Trinamool Congress MP from Jhargram constituency, Dr Uma Soren today appealed to all labourers, who have left West Bengal in search of work, to come back to the state as it has made "arrangements" for their return.
"The state government has made all the arrangements. There will be no dearth of rice and clothes," Soren said, while visiting the Uporkatmundi village in Jhargram, where Benu Singh, the mother of the three girls, who died allegedly due to starvation in east Delhi, used to reside before marriage.
West Bengal Chief Minister Mamata Banerjee's had last year promised support and opportunities for migrant labourers from the state, if they felt unsafe in other states and wanted to come back.
Soren spoke to her brothers and relatives and assured them the the state will be by their side in their hour of crisis.
Benu's brothers requested the MP to make necessary arrangements to bring their sister back to the village, located under the jurisdiction of Sankrail police station in the Jhargram district, officials said.
All help and support will be given to the family, Soren said.
Mangal Singh, the father of the girls, is untraceable since Tuesday, when they were declared dead by doctors of a Delhi hospital.
A day after a preliminary magisterial probe report sought a "deeper investigation" into the conduct of Mangal, a police team was today sent to his native place in West Bengal to trace him, a senior officer said.

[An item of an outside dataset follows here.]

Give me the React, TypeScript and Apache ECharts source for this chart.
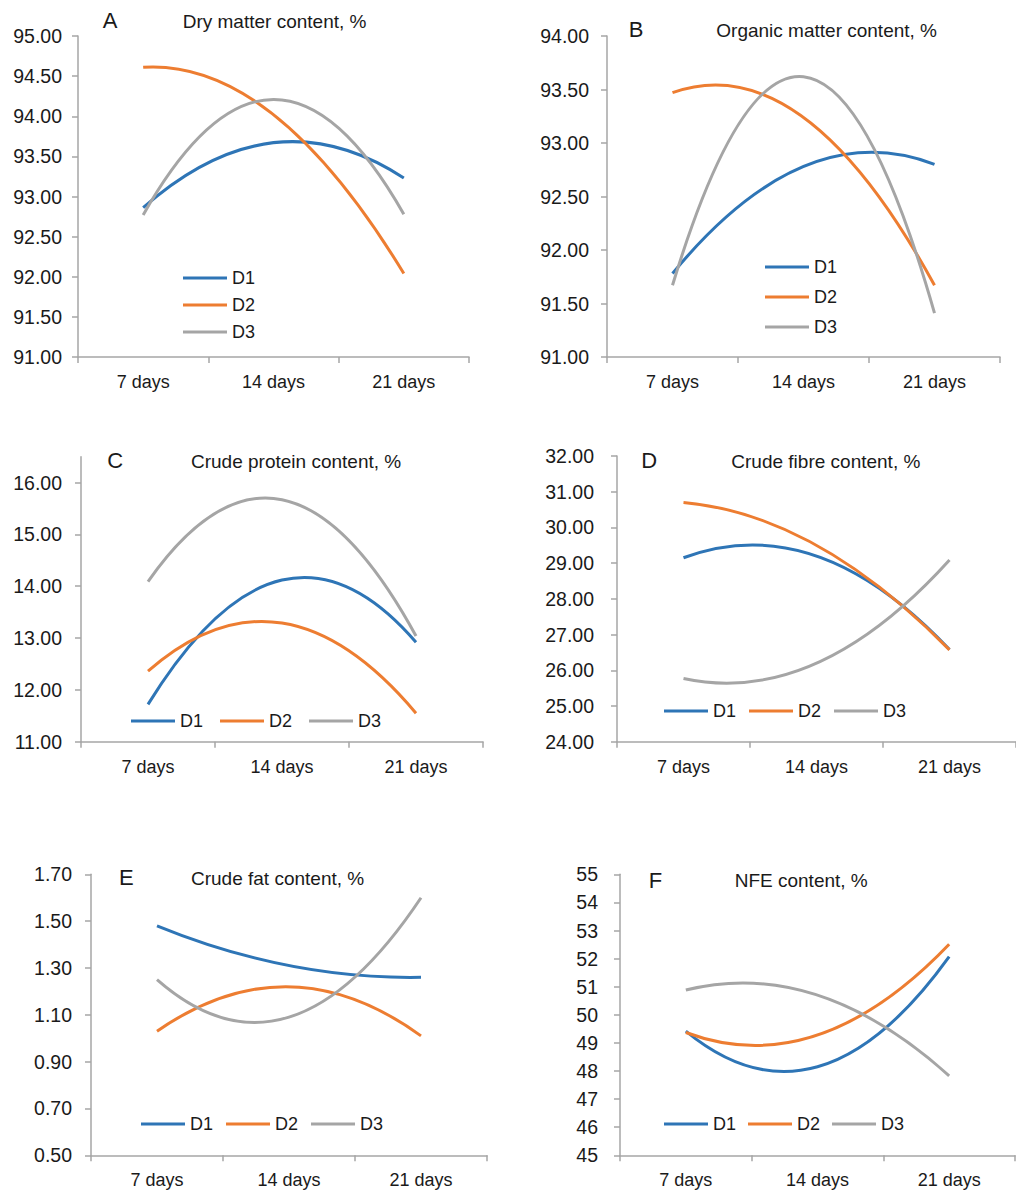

A magisterial probe report had said he had given some "unknown medicine" to his daughters by "mixing it in hot water" on the night of July 23, and went missing since the morning of July 24.
Police said they were awaiting the viscera report, which would help determine whether the girls were given any medicine that could have led to their death.
The initial autopsy reports had suggested that they died due to starvation. A medical board at the Guru Teg Bahadur Hospital had conducted a second autopsy at the request of police, which had corroborated the first post-mortem report.